You wouldn't expect plastic bags to have many fans in a place like a co-op grocery store in Brooklyn's Park Slope neighborhood. But there's an amusing story on The Brooklyn Paper's website today that tells the tale of a battle over plastic that's threatening to tear apart an institution that's described as a "famously progressive, shopper-run grocery store."

I really love the headline on Natalie Musumeci's story, "Park Slope Food Coop vs. the plastic menace."

The first graph is an inspired piece of writing, too: "First they came for the plastic bags. Now they are coming for the other plastic bags."

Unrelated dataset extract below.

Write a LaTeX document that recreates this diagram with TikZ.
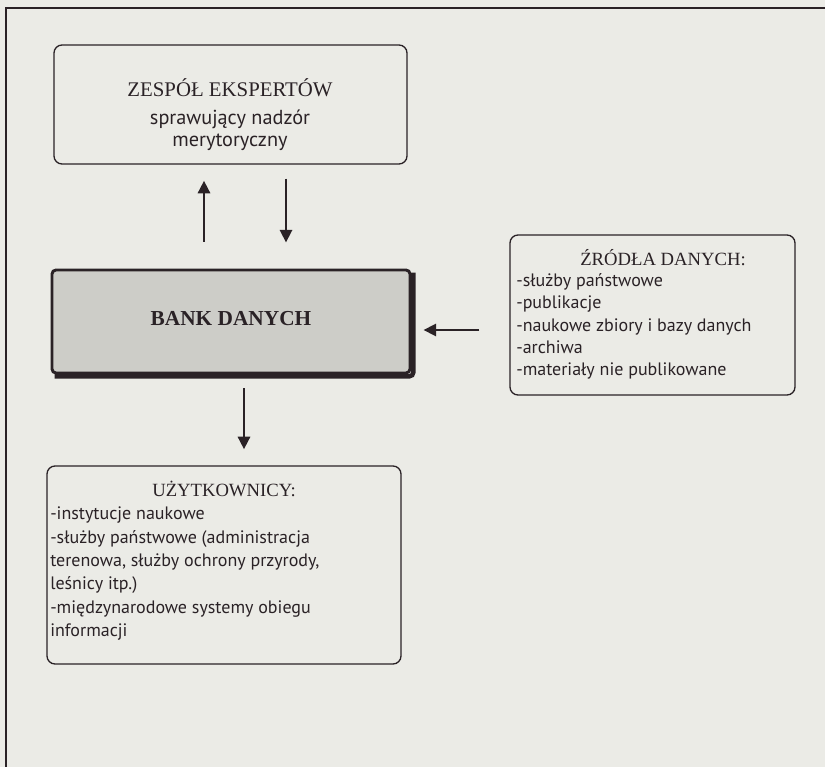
\documentclass[tikz,border=0pt]{standalone}
\usepackage{fontspec}
\setmainfont{Liberation Serif}
\newfontfamily\listfont{PT Sans}
\usetikzlibrary{arrows.meta}
\definecolor{bg}{HTML}{EBEBE6}
\definecolor{ink}{HTML}{2A2226}
\definecolor{bankfill}{HTML}{CDCDC8}
\begin{document}
\begin{tikzpicture}[x=0.75pt,y=-0.75pt,
  box/.style={draw=ink, line width=1pt, rounded corners=6pt, inner sep=0pt},
  bankbox/.style={draw=ink, fill=bankfill, line width=2.2pt, rounded corners=3pt, inner sep=0pt},
  arr/.style={draw=ink, line width=2.2pt, -{Triangle[length=9.5pt,width=9pt]}},
  head/.style={font=\fontsize{14}{16}\selectfont, text=ink, inner sep=0pt, anchor=mid},
  item/.style={font=\listfont\fontsize{13.5}{15}\selectfont, text=ink, inner sep=0pt, anchor=mid west},
  citem/.style={font=\listfont\fontsize{15.2}{17}\selectfont, text=ink, inner sep=0pt, anchor=mid}]
\fill[bg] (0,0) rectangle (825,767);
\useasboundingbox (0,0) rectangle (825,767);
% frame
\draw[ink, line width=1pt] (6,767) -- (6,8) -- (825,8);

% boxes
\node[box, minimum width=264.75pt, minimum height=89.25pt] (exp) at (230.5,104.5) {};
\node[bankbox, minimum width=268.5pt, minimum height=77.25pt] (bank) at (231,321.5) {};
\draw[ink, line width=3.4pt, rounded corners=3pt]
  ([shift={(1.4pt,-3pt)}]bank.north east) -- ([shift={(1.4pt,-1.4pt)}]bank.south east)
  -- ([shift={(3pt,-1.4pt)}]bank.south west);
\node[box, minimum width=213.75pt, minimum height=120pt] (src) at (652.5,315) {};
\node[box, minimum width=265.5pt, minimum height=148.5pt] (usr) at (224,565) {};

% texts
\node[head, font=\fontsize{15.6}{18}\selectfont] (expt) at (230,93) {ZESPÓŁ EKSPERTÓW};
\node[citem] (exps1) at (230,121) {sprawujący nadzór};
\node[citem] (exps2) at (230,143) {merytoryczny};

\node[font=\bfseries\fontsize{16}{18}\selectfont, text=ink, inner sep=0pt, anchor=mid] (bankt) at (231,322) {BANK DANYCH};

\node[head] (srct) at (663,262) {ŹRÓDŁA DANYCH:};
\node[item] (src1) at (516,283) {-służby państwowe};
\node[item] (src2) at (516,305) {-publikacje};
\node[item] (src3) at (516,328) {-naukowe zbiory i bazy danych};
\node[item] (src4) at (516,350) {-archiwa};
\node[item] (src5) at (516,372) {-materiały nie publikowane};

\node[head] (usrt) at (224,493) {UŻYTKOWNICY:};
\node[item] (usr1) at (50,516) {-instytucje naukowe};
\node[item] (usr2) at (50,540) {-służby państwowe (administracja};
\node[item] (usr3) at (50,563) {terenowa, służby ochrony przyrody,};
\node[item] (usr4) at (50,586) {leśnicy itp.)};
\node[item] (usr5) at (50,610) {-międzynarodowe systemy obiegu};
\node[item] (usr6) at (50,633) {informacji};

% arrows
\coordinate (upx) at (204,0);
\coordinate (dnx) at (286,0);
\coordinate (d2x) at (244,0);
\coordinate (ly) at (0,330);
\draw[arr, shorten <=20.25pt, shorten >=12pt] (bank.north -| upx) -- (exp.south -| upx);
\draw[arr, shorten <=10.5pt, shorten >=19.5pt] (exp.south -| dnx) -- (bank.north -| dnx);
\draw[arr, shorten <=22.5pt, shorten >=9pt] (src.west |- ly) -- (bank.east |- ly);
\draw[arr, shorten <=10.5pt, shorten >=12pt] (bank.south -| d2x) -- (usr.north -| d2x);
\end{tikzpicture}
\end{document}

The debate isn't about single-use T-shirt bags. The Park Slope Food Co-op banned those in 2008. This battle is about the bags that customers use to package produce, like "organic bunched kale and bulk grains," according to the report. The store goes through about 7,000 of the bags per day.

The store's environmental committee wants to ban the plastic bags and encourage shoppers to instead get reusable cotton drawstring bags. But there's opposition from those who like the safety — and, no doubt, the convenience — of the plastic bags.

Enjoy the story — and the reader comments. And keep in mind that as grocery bag bans spread across California and elsewhere (see "Summer of 2013 a busy time for plastic bag bans"), this is a debate that could play out elsewhere in the near future.